Handful of Linda's Baby Dahlias

What We Grow

A small, careful list — chosen for season, color, and the way each flower behaves in a vase.

What grows on a flower farm depends on what the farmer believes flowers are for.


We believe they're for being seen up close — held, brought to a kitchen table, given to someone who wasn't expecting them. Every variety we grow earns its bed by being unusual in some way: an antique color you don't find at the grocery store, a stem that lasts three weeks instead of three days, a fragrance you have to be near to notice.

Below is a season's worth of what we tend.

Handful of Cafe au Lait dahlias in field

Dahlias

More than forty varieties for 2026. The dahlia is the late-summer flower for us — it asks for patience all year, then arrives in late July and keeps arriving through the first frost.

We grow dinnerplates the size of a hand, ball dahlias only a few inches wide, and the soft café-au-lait tones that have made dahlias the wedding flower of the last decade — and a favorite of gardeners willing to dig tubers up every fall.

Our full 2026 variety list is available upon request.

Lisianthus

Lisianthus is the underrated peer of the rose. Same shape, longer stem, weeks of vase life rather than days. We grow them for high summer — the antique palette of Voyage Champagne and Celeb Beige Neo, the architectural cleanness of Mariachi Pure White, and Rosita Pink Picotee, which we love for the inked edge on every petal. They start fragile and slow indoors in winter and finish like they were always going to be the prettiest thing in the bouquet.

Lisianthus in vase on table
Apricot Lisianthus stems on table
Zinderella White Zinnias

Zinnias and Sunflowers

The midsummer workhorses, and a quiet rebellion against the colors that mass-grown flowers tend to come in. The Queeny zinnias are everything a zinnia is supposed to be — papery, layered, antique-toned — in shades you can't quite name (lime with a blush, lemon peach, lime with a red blush). The sunflowers are exclusively the ProCut series, bred to be pollenless, in colors you don't expect from a sunflower: cream, peach, chocolate. Sunflowers raised by painters.

Specialty Cuts

The supporting cast that makes the lead flowers possible. Echinacea cones with their stiff bristled centers, feverfew in tiny scattered clusters, yarrow opening into broad pale umbels. Scabiosa for the way it moves in a vase. Strawflower and statice — the everlastings — for the way they hold their shape long after the rest of the bouquet has gone.

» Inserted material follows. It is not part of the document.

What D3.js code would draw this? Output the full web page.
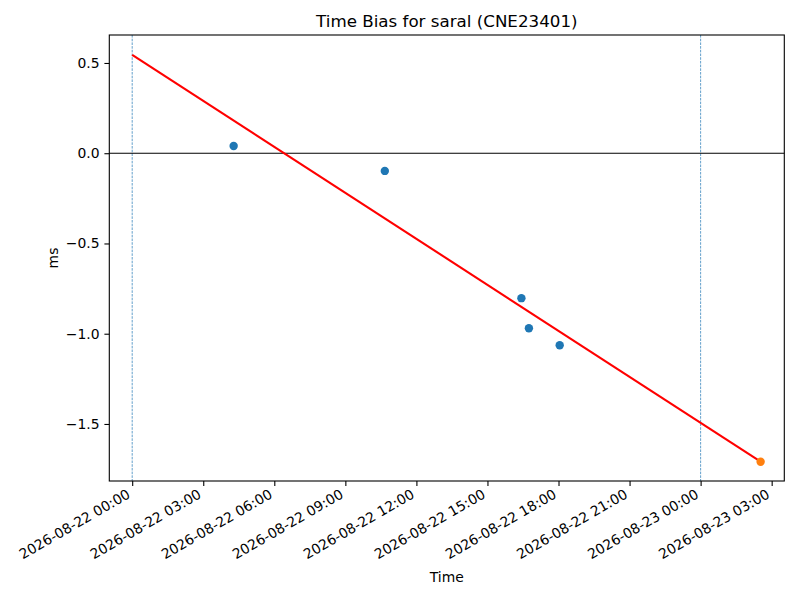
<!DOCTYPE html>
<html>
<head>
<meta charset="utf-8">
<script src="https://cdn.jsdelivr.net/npm/d3@7"></script>
<style>
  body { margin: 0; background: #fff; }
  svg text { font-family: "DejaVu Sans", sans-serif; fill: #000; }
</style>
</head>
<body>
<svg id="chart" width="800" height="600"></svg>
<script>
// ---- data ----
var obsTimes = ["2026-08-22T04:17", "2026-08-22T10:40", "2026-08-22T16:26", "2026-08-22T16:45", "2026-08-22T18:03"]
var obsBias = [0.040, -0.098, -0.803, -0.970, -1.064]

var predTimes = ["2026-08-23T02:32"]
var predBias = [-1.709]

var fitTimes = ["2026-08-22T00:00", "2026-08-23T02:32"]
var fitBias = [0.545, -1.709]

var passTimes = ["2026-08-22T00:00", "2026-08-23T00:00"]

var xTicks = ["2026-08-22T00:00", "2026-08-22T03:00", "2026-08-22T06:00", "2026-08-22T09:00",
  "2026-08-22T12:00", "2026-08-22T15:00", "2026-08-22T18:00", "2026-08-22T21:00",
  "2026-08-23T00:00", "2026-08-23T03:00"]
var yTicks = [-1.5, -1.0, -0.5, 0.0, 0.5]

var xRange = ["2026-08-21T23:02", "2026-08-23T03:32"]
var yRange = [-1.816, 0.655]

// ---- layout ----
var parse = function(s) { return new Date(s + ":00Z") }
var plotL = 109.3, plotR = 784.3, plotT = 35, plotB = 481

var svg = d3.select('#chart')

var x = d3.scaleUtc()
  .domain(xRange.map(parse))
  .range([plotL, plotR])

var y = d3.scaleLinear()
  .domain(yRange)
  .range([plotB, plotT])

var fmtX = d3.utcFormat("%Y-%m-%d %H:%M")
var fmtY = function(v) { return d3.format(".1f")(v).replace("-", "\u2212") }

// vertical pass markers
svg.selectAll('line.pass')
  .data(passTimes)
  .enter().append('line')
  .attr('class', 'pass')
  .attr('x1', function(d) { return x(parse(d)) })
  .attr('x2', function(d) { return x(parse(d)) })
  .attr('y1', plotT)
  .attr('y2', plotB)
  .style('stroke', '#1f77b4')
  .style('stroke-width', 0.7)
  .style('stroke-dasharray', '2.6,1.1')

// zero line
svg.append('line')
  .attr('x1', plotL).attr('x2', plotR)
  .attr('y1', y(0)).attr('y2', y(0))
  .style('stroke', '#000')
  .style('stroke-width', 1.1)

// fit line
var line = d3.line()
  .x(function(d, i) { return x(parse(fitTimes[i])) })
  .y(function(d) { return y(d) })

svg.append('path')
  .datum(fitBias)
  .attr('d', line)
  .style('fill', 'none')
  .style('stroke', 'red')
  .style('stroke-width', 2.1)

// observed points
svg.selectAll('circle.obs')
  .data(obsBias)
  .enter().append('circle')
  .attr('class', 'obs')
  .attr('cx', function(d, i) { return x(parse(obsTimes[i])) })
  .attr('cy', function(d) { return y(d) })
  .attr('r', 4.2)
  .style('fill', '#1f77b4')

// predicted point
svg.selectAll('circle.pred')
  .data(predBias)
  .enter().append('circle')
  .attr('class', 'pred')
  .attr('cx', function(d, i) { return x(parse(predTimes[i])) })
  .attr('cy', function(d) { return y(d) })
  .attr('r', 4.2)
  .style('fill', '#ff7f0e')

// frame
svg.append('rect')
  .attr('x', plotL).attr('y', plotT)
  .attr('width', plotR - plotL).attr('height', plotB - plotT)
  .style('fill', 'none')
  .style('stroke', '#000')
  .style('stroke-width', 1.1)

// x axis
var xAxis = d3.axisBottom(x)
  .tickValues(xTicks.map(parse))
  .tickFormat(fmtX)
  .tickSize(4.9)
  .tickPadding(4.9)

var gx = svg.append('g')
  .attr('transform', 'translate(0,' + plotB + ')')
  .call(xAxis)
gx.select('.domain').remove()
gx.selectAll('.tick line').style('stroke', '#000').style('stroke-width', 1.1)
gx.selectAll('.tick text')
  .style('font-size', '13.9px')
  .style('font-family', '"DejaVu Sans", sans-serif')
  .attr('text-anchor', 'end')
  .attr('dy', null)
  .attr('y', 0)
  .attr('transform', 'translate(-1.5,16) rotate(-30)')

// y axis
var yAxis = d3.axisLeft(y)
  .tickValues(yTicks)
  .tickFormat(fmtY)
  .tickSize(4.9)
  .tickPadding(4.9)

var gy = svg.append('g')
  .attr('transform', 'translate(' + plotL + ',0)')
  .call(yAxis)
gy.select('.domain').remove()
gy.selectAll('.tick line').style('stroke', '#000').style('stroke-width', 1.1)
gy.selectAll('.tick text')
  .style('font-size', '13.9px')
  .style('font-family', '"DejaVu Sans", sans-serif')

// labels
svg.append('text')
  .attr('x', (plotL + plotR) / 2)
  .attr('y', 26.7)
  .attr('text-anchor', 'middle')
  .style('font-size', '16.7px')
  .text('Time Bias for saral (CNE23401)')

svg.append('text')
  .attr('x', (plotL + plotR) / 2)
  .attr('y', 581.5)
  .attr('text-anchor', 'middle')
  .style('font-size', '13.9px')
  .text('Time')

svg.append('text')
  .attr('transform', 'translate(58.3,' + ((plotT + plotB) / 2) + ') rotate(-90)')
  .attr('text-anchor', 'middle')
  .style('font-size', '13.9px')
  .text('ms')
</script>
</body>
</html>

In autumn, the heirloom chrysanthemums arrive and surprise everyone: quill-petaled, spider-form, deep coppers and lacquered pinks. Nothing like the tight little fall mums at the front of the grocery store.

Foliage & Herbs

What ties an arrangement together — and what makes a kitchen worth walking into. The baby's breath we grow is the cloud-of-stars kind, not the flat little spray you get from a wholesaler. Basil bred for fragrance — when it's blooming, the whole row smells like a Mediterranean afternoon.